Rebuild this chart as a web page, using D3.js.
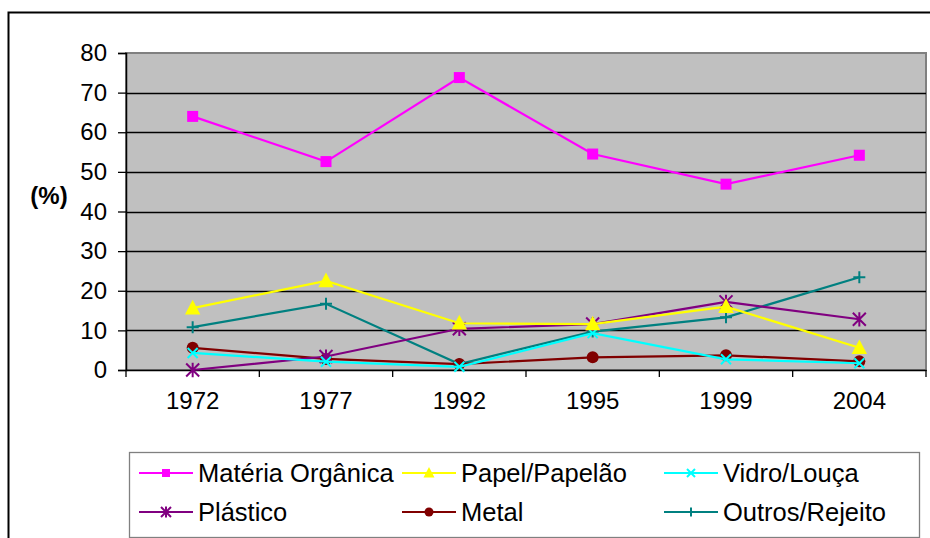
<!DOCTYPE html>
<html>
<head>
<meta charset="utf-8">
<script src="https://cdn.jsdelivr.net/npm/d3@7"></script>
<style>
  body { margin: 0; background: #fff; }
  svg { font-family: "Liberation Sans", Arial, sans-serif; }
</style>
</head>
<body>
<svg id="chart"></svg>
<script>
// Dados.
const ANOS = ["1972", "1977", "1992", "1995", "1999", "2004"];
const Y_TICKS = [0, 10, 20, 30, 40, 50, 60, 70, 80];

const MATERIA_ORGANICA = [64.0, 52.6, 73.8, 54.5, 46.9, 54.2];
const PAPEL_PAPELAO = [15.6, 22.5, 11.8, 11.6, 16.0, 5.6];
const VIDRO_LOUCA = [4.3, 2.1, 0.8, 9.3, 2.7, 1.7];
const PLASTICO = [0.0, 3.4, 10.4, 11.6, 17.2, 12.8];
const METAL = [5.6, 2.8, 1.5, 3.2, 3.7, 2.2];
const OUTROS_REJEITO = [10.8, 16.7, 1.5, 9.7, 13.3, 23.4];

const SERIES = [
  { nome: "Matéria Orgânica", valores: MATERIA_ORGANICA, cor: "#FF00FF", marca: "quadrado" },
  { nome: "Papel/Papelão", valores: PAPEL_PAPELAO, cor: "#FFFF00", marca: "triangulo" },
  { nome: "Vidro/Louça", valores: VIDRO_LOUCA, cor: "#00FFFF", marca: "xis" },
  { nome: "Plástico", valores: PLASTICO, cor: "#800080", marca: "asterisco" },
  { nome: "Metal", valores: METAL, cor: "#800000", marca: "circulo" },
  { nome: "Outros/Rejeito", valores: OUTROS_REJEITO, cor: "#008080", marca: "mais" }
];

// Configuração.
const WIDTH = 930;
const HEIGHT = 538;
const PLOT = { left: 126, right: 926, top: 53, bottom: 370 };

const svg = d3.select("svg#chart")
  .attr("width", WIDTH)
  .attr("height", HEIGHT);

// borda externa (cortada pela imagem)
svg.append("path")
  .attr("d", `M8.5,${HEIGHT + 5} V12.5 H${WIDTH + 5}`)
  .attr("fill", "none")
  .attr("stroke", "#000")
  .attr("stroke-width", 2);

const x = d3.scaleBand()
  .domain(ANOS)
  .range([PLOT.left, PLOT.right]);

const y = d3.scaleLinear()
  .domain([0, 80])
  .range([PLOT.bottom, PLOT.top]);

// fundo cinza
svg.append("rect")
  .attr("x", PLOT.left)
  .attr("y", PLOT.top)
  .attr("width", PLOT.right - PLOT.left)
  .attr("height", PLOT.bottom - PLOT.top)
  .attr("fill", "#C0C0C0")
  .attr("stroke", "#808080")
  .attr("stroke-width", 2);

// linhas de grade
svg.append("g")
  .selectAll("line")
  .data(Y_TICKS.filter(d => d > 0 && d < 80))
  .join("line")
    .attr("x1", PLOT.left)
    .attr("x2", PLOT.right)
    .attr("y1", d => Math.round(y(d)) + 0.5)
    .attr("y2", d => Math.round(y(d)) + 0.5)
    .attr("stroke", "#000")
    .attr("stroke-width", 1.3);

// eixo Y
const eixoY = svg.append("g")
  .attr("transform", `translate(${PLOT.left},0)`)
  .call(d3.axisLeft(y).tickValues(Y_TICKS).tickSize(8).tickPadding(11));
eixoY.select(".domain").attr("stroke", "#000").attr("stroke-width", 1.5);
eixoY.selectAll(".tick line").attr("stroke", "#000").attr("stroke-width", 1.3);
eixoY.selectAll(".tick text")
  .attr("font-size", 24)
  .attr("fill", "#000")
  .style("font-family", "Liberation Sans, Arial, sans-serif");

// eixo X
const eixoX = svg.append("g")
  .attr("transform", `translate(0,${PLOT.bottom})`)
  .call(d3.axisBottom(x).tickSize(0).tickPadding(22));
eixoX.select(".domain").attr("stroke", "#000").attr("stroke-width", 1.5);
eixoX.selectAll(".tick text")
  .attr("font-size", 24)
  .attr("fill", "#000")
  .style("font-family", "Liberation Sans, Arial, sans-serif");

// marcas entre categorias
const limites = ANOS.map(a => x(a)).concat([x(ANOS[ANOS.length - 1]) + x.bandwidth()]);
svg.append("g")
  .selectAll("line")
  .data(limites)
  .join("line")
    .attr("x1", d => d)
    .attr("x2", d => d)
    .attr("y1", PLOT.bottom)
    .attr("y2", PLOT.bottom + 7)
    .attr("stroke", "#000")
    .attr("stroke-width", 1.3);

// rótulo (%)
svg.append("text")
  .attr("x", 49)
  .attr("y", 195)
  .attr("text-anchor", "middle")
  .attr("dominant-baseline", "central")
  .attr("font-size", 24)
  .attr("font-weight", "bold")
  .text("(%)");

// desenha marcador
const desenhaMarca = (g, tipo, cor, s) => {
  if (tipo === "quadrado") {
    g.append("rect")
      .attr("x", -s / 2).attr("y", -s / 2)
      .attr("width", s).attr("height", s)
      .attr("fill", cor);
  } else if (tipo === "triangulo") {
    const h = s * 1.0;
    g.append("path")
      .attr("d", `M0,${-h * 0.6} L${s * 0.55},${h * 0.45} L${-s * 0.55},${h * 0.45} Z`)
      .attr("fill", cor);
  } else if (tipo === "circulo") {
    g.append("circle").attr("r", s / 2).attr("fill", cor);
  } else if (tipo === "xis") {
    const r = s / 2;
    g.append("path")
      .attr("d", `M${-r},${-r} L${r},${r} M${-r},${r} L${r},${-r}`)
      .attr("stroke", cor).attr("stroke-width", 2).attr("fill", "none");
  } else if (tipo === "mais") {
    const r = s / 2;
    g.append("path")
      .attr("d", `M${-r},0 L${r},0 M0,${-r} L0,${r}`)
      .attr("stroke", cor).attr("stroke-width", 2).attr("fill", "none");
  } else if (tipo === "asterisco") {
    const r = s / 2;
    g.append("path")
      .attr("d", `M${-r},${-r} L${r},${r} M${-r},${r} L${r},${-r} M0,${-r * 1.1} L0,${r * 1.1}`)
      .attr("stroke", cor).attr("stroke-width", 2).attr("fill", "none");
  }
};

const TAM_MARCA = { quadrado: 11, triangulo: 14, circulo: 12, xis: 10, mais: 12, asterisco: 13 };

const cx = (i) => x(ANOS[i]) + x.bandwidth() / 2;

const linha = d3.line()
  .x((d, i) => cx(i))
  .y(d => y(d));

const series_g = svg.append("g").attr("id", "series");

// ordem de desenho: última série por baixo
SERIES.slice().reverse().forEach((serie) => {
  const g = series_g.append("g");
  g.append("path")
    .datum(serie.valores)
    .attr("d", linha)
    .attr("fill", "none")
    .attr("stroke", serie.cor)
    .attr("stroke-width", 2.2);
  serie.valores.forEach((v, i) => {
    const m = g.append("g").attr("transform", `translate(${cx(i)},${y(v)})`);
    desenhaMarca(m, serie.marca, serie.cor, TAM_MARCA[serie.marca]);
  });
});

// legenda
const legenda = svg.append("g").attr("id", "legenda");
legenda.append("rect")
  .attr("x", 129.5)
  .attr("y", 452.5)
  .attr("width", 790)
  .attr("height", 85)
  .attr("fill", "#fff")
  .attr("stroke", "#808080")
  .attr("stroke-width", 1.3);

const COLUNAS = [139, 402, 664];
const LINHAS = [473, 512];
const TAM_LEGENDA = { quadrado: 8, triangulo: 10, circulo: 9, xis: 8, mais: 9, asterisco: 10 };

SERIES.forEach((serie, i) => {
  const lx = COLUNAS[i % 3];
  const ly = LINHAS[Math.floor(i / 3)];
  const g = legenda.append("g").attr("transform", `translate(${lx},${ly})`);
  g.append("line")
    .attr("x1", 0).attr("x2", 54)
    .attr("stroke", serie.cor).attr("stroke-width", 2);
  const m = g.append("g").attr("transform", "translate(27,0)");
  desenhaMarca(m, serie.marca, serie.cor, TAM_LEGENDA[serie.marca]);
  g.append("text")
    .attr("x", 59)
    .attr("y", 0)
    .attr("dominant-baseline", "central")
    .attr("font-size", 25.5)
    .attr("fill", "#000")
    .text(serie.nome);
});
</script>
</body>
</html>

§ §

• Problem description:
Write out the lines from the start of the material to the line with "60, 70, 80];", inclusive and exactly. Skip the pictures.

• Solution for this exercise:
Rebuild this chart as a web page, using D3.js.
<!DOCTYPE html>
<html>
<head>
<meta charset="utf-8">
<script src="https://cdn.jsdelivr.net/npm/d3@7"></script>
<style>
  body { margin: 0; background: #fff; }
  svg { font-family: "Liberation Sans", Arial, sans-serif; }
</style>
</head>
<body>
<svg id="chart"></svg>
<script>
// Dados.
const ANOS = ["1972", "1977", "1992", "1995", "1999", "2004"];
const Y_TICKS = [0, 10, 20, 30, 40, 50, 60, 70, 80];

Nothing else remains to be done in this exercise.